We detected a suggestive locus associated with BW160 at 32.36 Mb on SSC8 in the Duroc population (Table 4). TBC1D1 (TBC1 (tre-2/USP6, BUB2, cdc16) domain family, member 1) gene is 1.31 Mb upstream of the top SNP at this locus. This gene has been implicated in human obesity (Stone et al. 2006; Meyre et al. 2008; Scherag et al. 2010), and functional mutations in this gene led to leanness and protected from diet-induced obesity in mice (Chadt et al. 2008). Furthermore, it was associated with ham weight in Italian Large White pigs (Fontanesi et al. 2011). Therefore, it is a promising candidate gene for BW160.

Conclusion

We conducted single-trait GWAS, multi-trait GWAS, and meta-analysis of GWAS for backfat thickness, carcass weight, and body weight in two commercial pig populations. We show that single-trait GWAS is powerful to detect trait-specific QTL and multi-trait GWAS is efficient for mapping pleiotropic QTL, while meta-analysis can improve the detection power for common loci across multiple small populations.
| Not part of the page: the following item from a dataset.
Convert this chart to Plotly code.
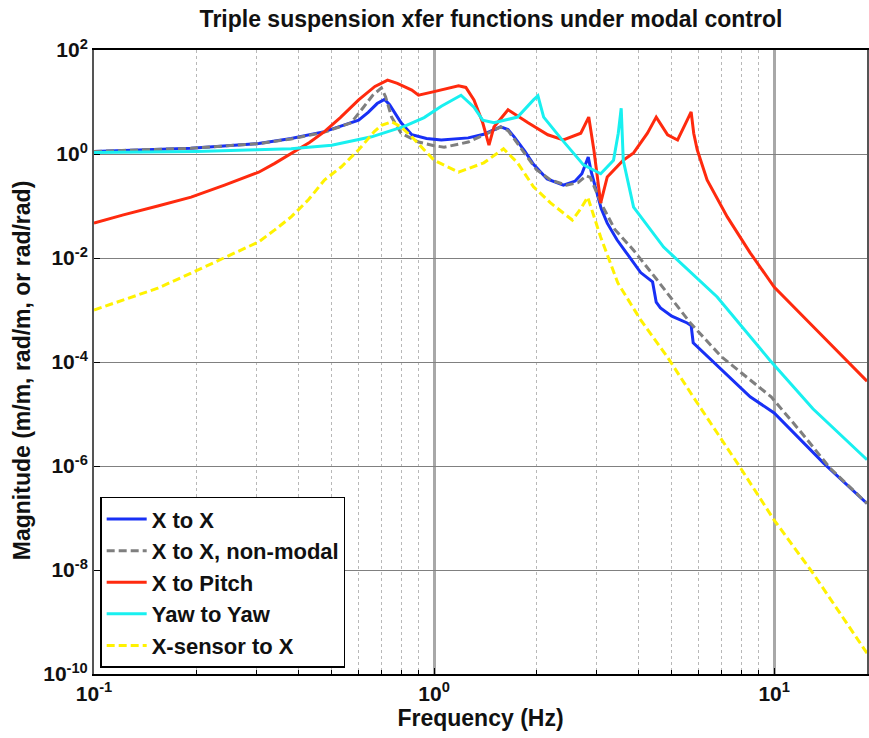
import plotly.graph_objects as go

# ---- data (frequency in Hz, magnitude given as log10 values) ----
f_xx = [0.1, 0.15, 0.193, 0.305, 0.38, 0.476, 0.6, 0.64, 0.68, 0.715, 0.74, 0.8, 0.86, 0.95,
        1.05, 1.26, 1.4, 1.57, 1.65, 1.72, 1.85, 1.96, 2.15, 2.4, 2.6, 2.72, 2.8, 2.84,
        2.9, 2.97, 3.1, 3.23, 3.45, 3.66, 4.05, 4.39, 4.5, 4.63, 5.0, 5.55, 5.7, 5.78,
        6.5, 8.5, 10, 14, 18.75]
lm_xx = [0.05, 0.08, 0.11, 0.2, 0.3, 0.43, 0.65, 0.8, 0.97, 1.05, 0.95, 0.6, 0.37, 0.3,
         0.27, 0.31, 0.38, 0.52, 0.47, 0.33, 0.05, -0.2, -0.48, -0.6, -0.52, -0.38, -0.15, -0.06,
         -0.35, -0.6, -1.05, -1.33, -1.65, -1.88, -2.28, -2.46, -2.85, -2.96, -3.12, -3.25, -3.3, -3.63,
         -3.95, -4.67, -4.98, -5.95, -6.72]

f_nm = [0.1, 0.15, 0.193, 0.305, 0.38, 0.476, 0.57, 0.62, 0.66, 0.7, 0.72, 0.75, 0.8, 0.9, 1.0,
        1.07, 1.26, 1.44, 1.57, 1.65, 1.8, 2.0, 2.2, 2.45, 2.65, 2.8, 2.88, 3.1, 3.4,
        3.86, 4.5, 5.67, 7.0, 9.8, 12, 14.6, 18.75]
lm_nm = [0.05, 0.08, 0.11, 0.2, 0.29, 0.42, 0.6, 0.9, 1.13, 1.27, 1.1, 0.71, 0.4, 0.23, 0.16,
         0.13, 0.23, 0.4, 0.52, 0.45, 0.1, -0.3, -0.5, -0.6, -0.55, -0.42, -0.45, -0.95, -1.45,
         -1.85, -2.4, -3.25, -3.9, -4.67, -5.35, -6.04, -6.72]

f_xp = [0.1, 0.122, 0.154, 0.193, 0.242, 0.305, 0.34, 0.38, 0.43, 0.476, 0.53, 0.6, 0.67, 0.73,
        0.78, 0.86, 0.9, 1.0, 1.18, 1.24, 1.31, 1.39, 1.45, 1.5, 1.65, 1.89, 2.16, 2.4, 2.7,
        2.85, 2.95, 3.09, 3.23, 3.6, 3.86, 4.24, 4.5, 4.86, 5.2, 5.5, 5.7, 5.8, 5.94, 6.35,
        7.28, 8.5, 10, 13.3, 18.75]
lm_xp = [-1.33, -1.17, -1.0, -0.83, -0.6, -0.35, -0.18, 0.01, 0.22, 0.43, 0.7, 1.04, 1.3, 1.42,
         1.36, 1.23, 1.13, 1.2, 1.31, 1.28, 1.04, 0.6, 0.17, 0.52, 0.85, 0.6, 0.37, 0.27, 0.4,
         0.71, 0.08, -0.94, -0.44, -0.12, 0.02, 0.4, 0.71, 0.37, 0.27, 0.6, 0.81, 0.4, 0.08, -0.5,
         -1.21, -1.9, -2.56, -3.38, -4.37]

f_yy = [0.1, 0.2, 0.3, 0.38, 0.5, 0.655, 0.817, 0.935, 1.05, 1.2, 1.31, 1.39, 1.5, 1.76,
        1.96, 2.02, 2.1, 2.36, 2.75, 3.09, 3.37, 3.48, 3.55, 3.6, 3.86, 4.73, 6.8, 9.7,
        13, 18.75]
lm_yy = [0.03, 0.05, 0.08, 0.1, 0.17, 0.33, 0.53, 0.7, 0.92, 1.13, 0.9, 0.65, 0.6, 0.71,
         1.04, 1.12, 0.71, 0.3, -0.21, -0.38, -0.12, 0.4, 0.88, -0.12, -1.02, -1.79, -2.75, -3.96,
         -4.9, -5.88]

f_sx = [0.1, 0.122, 0.154, 0.193, 0.242, 0.305, 0.34, 0.38, 0.427, 0.476, 0.533, 0.6, 0.667,
        0.7, 0.75, 0.8, 0.86, 1.0, 1.18, 1.4, 1.6, 1.76, 1.96, 2.2, 2.55, 2.7, 2.83, 2.95,
        3.09, 3.47, 4.05, 4.85, 5.78, 7.93, 10, 13, 18.75]
lm_sx = [-3.0, -2.81, -2.58, -2.29, -2.0, -1.69, -1.46, -1.21, -0.88, -0.5, -0.25, 0.08, 0.43,
         0.55, 0.62, 0.52, 0.33, -0.12, -0.35, -0.17, 0.1, -0.17, -0.63, -0.94, -1.27, -1.05, -0.83, -1.2,
         -1.6, -2.48, -3.19, -3.9, -4.67, -6.02, -7.04, -8.06, -9.6]

x_tickvals = [0.1, 1, 10]
x_ticktext = ["10<sup>-1</sup>", "10<sup>0</sup>", "10<sup>1</sup>"]
y_tickvals = [1e2, 1e0, 1e-2, 1e-4, 1e-6, 1e-8, 1e-10]
y_ticktext = ["10<sup>2</sup>", "10<sup>0</sup>", "10<sup>-2</sup>", "10<sup>-4</sup>",
              "10<sup>-6</sup>", "10<sup>-8</sup>", "10<sup>-10</sup>"]

series = [
    ("X to X", f_xx, lm_xx, "#1830F5", "solid"),
    ("X to X, non-modal", f_nm, lm_nm, "#7F7F7F", "8px,4px"),
    ("X to Pitch", f_xp, lm_xp, "#FF2A0E", "solid"),
    ("Yaw to Yaw", f_yy, lm_yy, "#18F0F0", "solid"),
    ("X-sensor to X", f_sx, lm_sx, "#FFF200", "8px,4px"),
]

FONT = "Liberation Sans, Arial, sans-serif"

fig = go.Figure()
for name, f, lm, color, dash in series:
    fig.add_trace(go.Scatter(
        x=f, y=[10 ** v for v in lm], mode="lines", name=name,
        line=dict(color=color, width=3, dash=dash),
    ))

fig.update_layout(
    width=869, height=738,
    margin=dict(l=94, r=0, t=50, b=64),
    paper_bgcolor="white", plot_bgcolor="white",
    font=dict(family=FONT, size=22, color="black", weight="bold"),
    title=dict(text="Triple suspension xfer functions under modal control",
               x=0.565, xanchor="center", y=0.975, yanchor="middle",
               font=dict(family=FONT, size=23, weight="bold", color="#111")),
    showlegend=True,
    legend=dict(x=0.008, y=0.01, xanchor="left", yanchor="bottom",
                bgcolor="white", bordercolor="black", borderwidth=1.5,
                font=dict(family=FONT, size=22, color="#111", weight="bold"),
                itemwidth=40, tracegroupgap=0),
    annotations=[dict(
        text="Magnitude (m/m, rad/m, or rad/rad)", textangle=-90,
        xref="paper", yref="paper", x=-0.093, y=0.487,
        xanchor="center", yanchor="middle", showarrow=False,
        font=dict(family=FONT, size=23, weight="bold", color="#111"),
    )],
)

fig.update_xaxes(
    type="log", range=[-1, 1.273], tickvals=x_tickvals, ticktext=x_ticktext,
    showgrid=True, gridcolor="#A8A8A8", gridwidth=2.5,
    ticks="inside", ticklen=6, tickcolor="black",
    showline=True, linecolor="black", linewidth=2, mirror=True,
    tickfont=dict(family=FONT, size=21, weight="bold", color="#111"),
    title=dict(text="Frequency (Hz)", standoff=5,
               font=dict(family=FONT, size=23, weight="bold", color="#111")),
    minor=dict(dtick="D1", showgrid=True, griddash="dot", gridcolor="#B8B8B8",
               gridwidth=1, ticks="inside", ticklen=4, tickcolor="black"),
    zeroline=False,
)
fig.update_yaxes(
    type="log", range=[-10, 2], tickvals=y_tickvals, ticktext=y_ticktext,
    showgrid=True, gridcolor="#808080", gridwidth=1,
    ticks="inside", ticklen=6, tickcolor="black",
    showline=True, linecolor="#555555", linewidth=2, mirror=True,
    tickfont=dict(family=FONT, size=21, weight="bold", color="#111"),
    zeroline=False,
)

fig.write_html("out.html")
In total, we identified only 13 suggestive loci with minor effects on the tested traits. This indicates that intensive selection for lean meat production during the past decades could cause the fixation of major loci for growth and fatness in commercial breeds such as Duroc, Landrace, Duroc, and Pietrain. Therefore, large populations are required to identify QTL for growth and fatness traits in these breeds. TBC1D1, BAAT, and PHLPP1 are three functionally plausible candidate genes for pig growth and fatness traits.